Delay-Based Network Utility Maximization Modelling for Congestion Control in Named Data Networking

Abstract

Content replication and name-based routing lead to a natural multi-source and multipath transmission paradigm in NDN. Due to the unique connectionless characteristic of NDN, current end-to-end multipath congestion control schemes (e.g. MPTCP) cannot be used directly on NDN. This paper proposes a Network Utility Maximization (NUM) model to formulate multi-source and multipath transmission in NDN with in-network caches. From this model, a family of receiver-driven transmission solutions can be derived, named as path-specified congestion control. The path-specified congestion control enables content consumers to separate the traffic control on each path, which consequently facilitates fair and efficient bandwidth sharing amongst all consumers.

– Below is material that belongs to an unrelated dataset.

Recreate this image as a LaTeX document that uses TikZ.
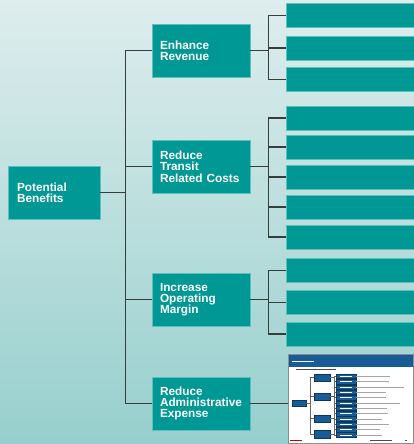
\documentclass[tikz,border=0pt]{standalone}
\usepackage{fontspec}
\setmainfont{Liberation Sans}
\usepackage{tikz}
\usetikzlibrary{calc}
\usepackage{xcolor}

\definecolor{boxteal}{RGB}{0,152,149}
\definecolor{boxedge}{RGB}{95,192,187}
\definecolor{bgtop}{RGB}{222,237,237}
\definecolor{bgbottom}{RGB}{150,207,205}
\definecolor{linkgrey}{RGB}{55,60,60}
\definecolor{slideblue}{RGB}{22,92,150}

\tikzset{
  box/.style={fill=boxteal, draw=boxedge, line width=0.6pt, text=white, align=left,
    font=\fontsize{11.8}{11.3}\selectfont\bfseries, inner ysep=0pt},
  goalbox/.style={box, minimum height=53pt, text width=82pt, inner xsep=8pt},
  rootbox/.style={box, minimum height=53pt, text width=74pt, inner xsep=9pt},
  leafbox/.style={fill=boxteal, draw=boxedge, line width=0.6pt, minimum width=128pt,
    minimum height=24pt, inner sep=0pt},
  link/.style={draw=linkgrey, line width=1.2pt},
  minibox/.style={fill=slideblue, draw=slideblue!60!black, line width=0.3pt},
  minilink/.style={draw=black!60, line width=0.4pt}
}

\begin{document}
\begin{tikzpicture}[x=1pt, y=-1pt]
  % Background with its gradient
  \useasboundingbox (0,0) rectangle (414,444);
  \shade[top color=bgtop, bottom color=bgbottom] (0,0) rectangle (414,444);

  % Root box
  \node[rootbox] (pb) at (54,192.5) {Potential\\Benefits};

  % The four benefit boxes
  \node[goalbox] (er) at (201,50.5) {Enhance\\Revenue};
  \node[goalbox] (rt) at (201,166.5) {Reduce\\Transit\\Related Costs};
  \node[goalbox] (iom) at (201,299.5) {Increase\\Operating\\Margin};
  \node[goalbox] (rae) at (201,403.5) {Reduce\\Administrative\\Expense};

  % Trunk from the root to the benefits
  \coordinate (pbj) at ($(pb.east)+(25,0)$);
  \draw[link] (pb.east) -- (pbj);
  \foreach \n in {er,rt,iom,rae}
    \draw[link] (pbj) |- (\n.west);

  % Empty boxes on the right
  \foreach \y [count=\i] in {15.5,48,79.5}
    \node[leafbox] (er\i) at (350,\y) {};
  \foreach \y [count=\i] in {118,147,177,207,237}
    \node[leafbox] (rt\i) at (350,\y) {};
  \foreach \y [count=\i] in {270.5,302.5,334}
    \node[leafbox] (iom\i) at (350,\y) {};

  % Brackets to the empty boxes
  \coordinate (erj) at ($(er.east)+(18,0)$);
  \draw[link] (er.east) -- (erj);
  \foreach \i in {1,...,3}
    \draw[link] (erj) |- (er\i.west);

  \coordinate (rtj) at ($(rt.east)+(18,0)$);
  \draw[link] (rt.east) -- (rtj);
  \foreach \i in {1,...,5}
    \draw[link] (rtj) |- (rt\i.west);

  \coordinate (iomj) at ($(iom.east)+(18,0)$);
  \draw[link] (iom.east) -- (iomj);
  \foreach \i in {1,...,3}
    \draw[link] (iomj) |- (iom\i.west);

  % Small slide picture
  \node[draw=black!45, fill=white, line width=0.6pt, minimum width=125pt,
    minimum height=89pt, inner sep=0pt] (slide) at (350.5,398.5) {};
  \draw[link] (rae.east) -- (rae.east -| slide.west);

  % Slide header and subtitle
  \fill[slideblue] (288.5,354.5) rectangle (413,367);
  \draw[white, line width=0.6pt] (292,361) -- (314,361);
  \draw[black!70, line width=0.6pt] (296,369.5) -- (336,369.5);

  % Slide tree
  \filldraw[minibox] (292,400) rectangle (306,406);
  \draw[minilink] (306,403) -- (310,403);
  \foreach \a/\b in {374/381,393/400,415/422,430/438} {
    \filldraw[minibox] (314,\a) rectangle (330,\b);
    \draw[minilink] (310,{(\a+\b)/2}) -- (314,{(\a+\b)/2});
    \draw[minilink] (330,{(\a+\b)/2}) -- (334,{(\a+\b)/2});
  }
  \draw[minilink] (310,377.5) -- (310,434);
  \draw[minilink] (334,376) -- (334,436);
  \foreach \e [count=\i from 0] in {390,389,404,386,386,400,387,388,382,389,380,382} {
    \pgfmathsetmacro{\top}{374+\i*5.33}
    \filldraw[minibox] (336,\top) rectangle (356,\top+4.6);
    \draw[white, line width=0.3pt] (340,\top+2.3) -- (352,\top+2.3);
    \draw[minilink] (334,\top+2.3) -- (336,\top+2.3);
    \draw[gray!70, line width=0.4pt] (356,\top+2.3) -- (\e,\top+2.3);
  }

  % Slide footer
  \draw[red!80!black, line width=0.6pt] (290,440.5) -- (302,440.5);
  \draw[black!70, line width=0.5pt] (370,440.5) -- (392,440.5);
  \draw[black!70, line width=0.5pt] (405,440.5) -- (407,440.5);
\end{tikzpicture}
\end{document}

As a specific instance, a Delay-based Path-specified Congestion Control Protocol (DPCCP) is presented, which utilizes queuing delays as signals to measure and control congestion levels of different bottlenecks. In addition, a set of high-performance congestion control laws are designed to accelerate bandwidth and fairness convergence towards the optimum defined by the NUM model. Finally, DPCCP is compared with state-of-the-art solutions. The experimental evaluations show that DPCCP outperforms existing solutions in terms of bandwidth utilization, convergence time and packet loss.